Michigan has unique ties to the Holocaust and they are actually honored and celebrated on campus. I don't really care about this latest controversy. But it opens the door for education on a subject that deserves a great deal more understanding, appreciation and historical recognition for the echoes to current events which compel our attention today.

Anything that provides a renewable lesson of never forgetting what our history has wrought and tries to teach us is worth connecting to no matter how we relate to it. 

kehnonymous

October 27th, 2022 at 1:05 PM ^

You dont need to go to a museum to be educated about the most well known genocide of all time.

I would counter that assertion with *waves hands wildly in (Kan)ye's direction*  There's a whole nasty undercurrent of people who actively or ignorantly deny the history of anti-Semitism.  There was a full page ad in the Michigan Daily in 1991 questioning the veracity of Holocaust death totals.  There is a literal fucking Holocaust denier who protests outside an Ann Arbor synagogue every week.  

So, if you want to say that a team trip to a Holocaust museum is virtue signalling, then you do you boo, but that's infinitely preferable to vice signaling or inaction, which is why we're in the state we're in right now.  I'm sure many of the team already knows the basic facts and more or less feels the correct* way about this, but if even one player learns something he didn't and teaches that to an ignorant friend or family member, then why shouldn't the team do this?

* Not debating the definition of correct here, for obvious reasons

Bo Harbaugh

October 27th, 2022 at 1:30 PM ^

I think this is great for educational purposes regardless of what prompted it.

It think that obsessing over a retweet by a 19 year old is pretty absurd.  

Had Donovan wrote what was initially tweeted, I'd be much more concerned about his beliefs or what sort of info he is plugged into.  

A 19 year old that happens to like Kanye West, retweeting some Kanye hate and anti-semitism is indeed bad.  Given that he is a high profile representative of the university makes it much worse. 

But again, there's a bunch of folks, especially adolescents and teens, that just retweet stuff from - actors, musicians, influencers - they like without reading what is actually being said or understanding it.  When that person is 19, it's understandable and forgivable, and in this case, will be a very public and embarrassing learning lesson for DE. 

The team learning about the horrors of the Holocaust, anti-semitism and racism and hate in general is a good thing. Edwards and the team learning the history here as well as being more careful with social media is also a good thing.  

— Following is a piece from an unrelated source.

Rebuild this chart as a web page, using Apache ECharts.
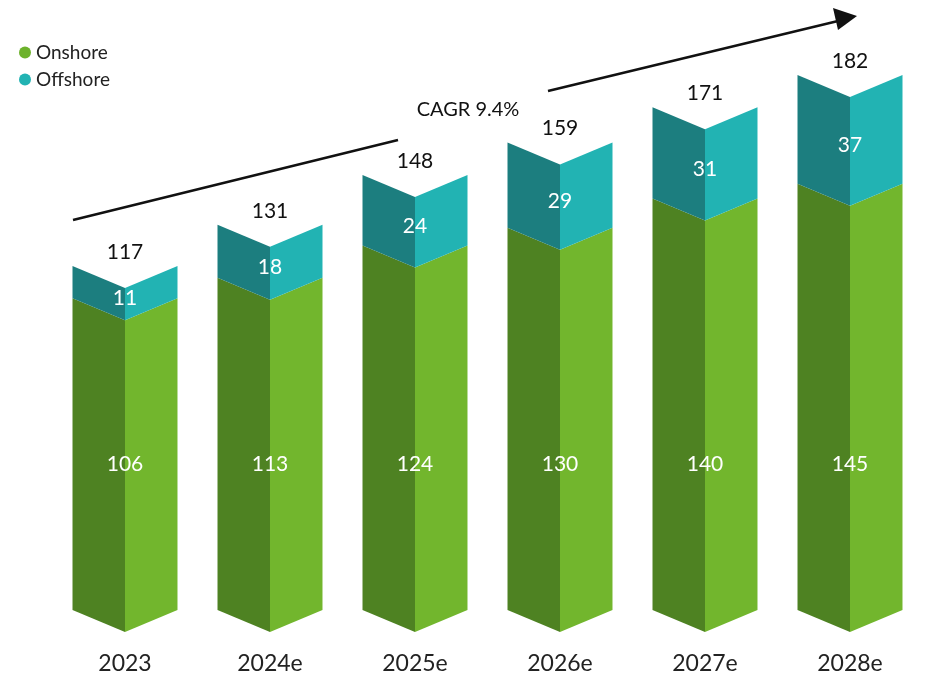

If after that, they have hate or misinformation in their heart, then it's on them.  

Durham Blue

October 27th, 2022 at 2:15 PM ^

Good points.  And education for the entire team and not just singling Donovan out is a great idea and stresses the team, the team, the team.  Also because the football players spend a lot of time with each and probably have a ton of conversations and they can also share similar beliefs as a result.  Nip the whole thing in the bud.

1989 UM GRAD

October 27th, 2022 at 2:01 PM ^

The comments on this issue - including "arjungg's" - are so disheartening.

Jews make up about 2% of the U.S. population but are the target of the greatest number of religious hate crimes.   Again, the group that makes up only 2% of the U.S. population is the most-targeted religious group in the U.S.

Holocaust awareness is on a continual decline...as it recedes in to history.

The youngest Holocaust survivors are in their mid 80's.  Within five or ten years, there will be no one left to provide live testimony of what they saw and experienced.

Until you know what it's like to walk in a Jew's shoes - and this one here had a giant swastika painted on the side of his house when he was young - you should shut the fuck up.  

HollywoodHokeHogan

October 27th, 2022 at 3:46 PM ^

Museums exists to help people become better educated in various respects.  The fact that you don't need one to become educated in some sense of the word doesn't mean going to one isn't educational.  You could be an expert in Holocaust studies and still learn from going to the Zekelman center.  I wish I could neg this infinitely.
 

steeltownblue

October 27th, 2022 at 2:47 PM ^

About a dozen years ago I got a chance to go to Yad Vashem, the world holocaust remembrance center in Jerusalem. I'm not Jewish, nor did I lose any family members in the Holocaust that I know of.  Without question, it was one of the single most moving experiences I have ever had. More than a decade later I still reflect on that visit and get teared up at the thought of it. It might sound like a strange recommendation, but if you are ever in Jerusalem you should visit it. Absolutely a life-altering experience in my opinion.

1989 UM GRAD

October 27th, 2022 at 3:33 PM ^

It is not a strange recommendation.

I was most recently in Israel about five years ago...with a group of 11 families from our synagogue.  Mostly adults in their late 40's/early 50's and their teen children.

Four of the families had adults who were descendants of Holocaust survivors.  Two were grandchildren and two were children of Holocaust survivors.  

Yad Vashem was of course on the itinerary.

The first thing you see when you enter the museum is a video playing up on the wall.  it features clips of victims and survivors in the pre-war era...enjoying simpler, happier times.  As we were watching the video, the father of one of our traveling companions shows up on the wall.  He was shown as a toddler and had passed away a few years before the trip.  Our companion screamed, "it's my dad."  Took us all - including the tour guide - quite a bit of time to regain our composure.  

McGreenB

October 27th, 2022 at 12:31 PM ^

Should also make the team watch the new Ken Burns' The US and the Holocaust. One because it was great. Also, its important to remember the consequences of not speaking up against anti-semetic BS.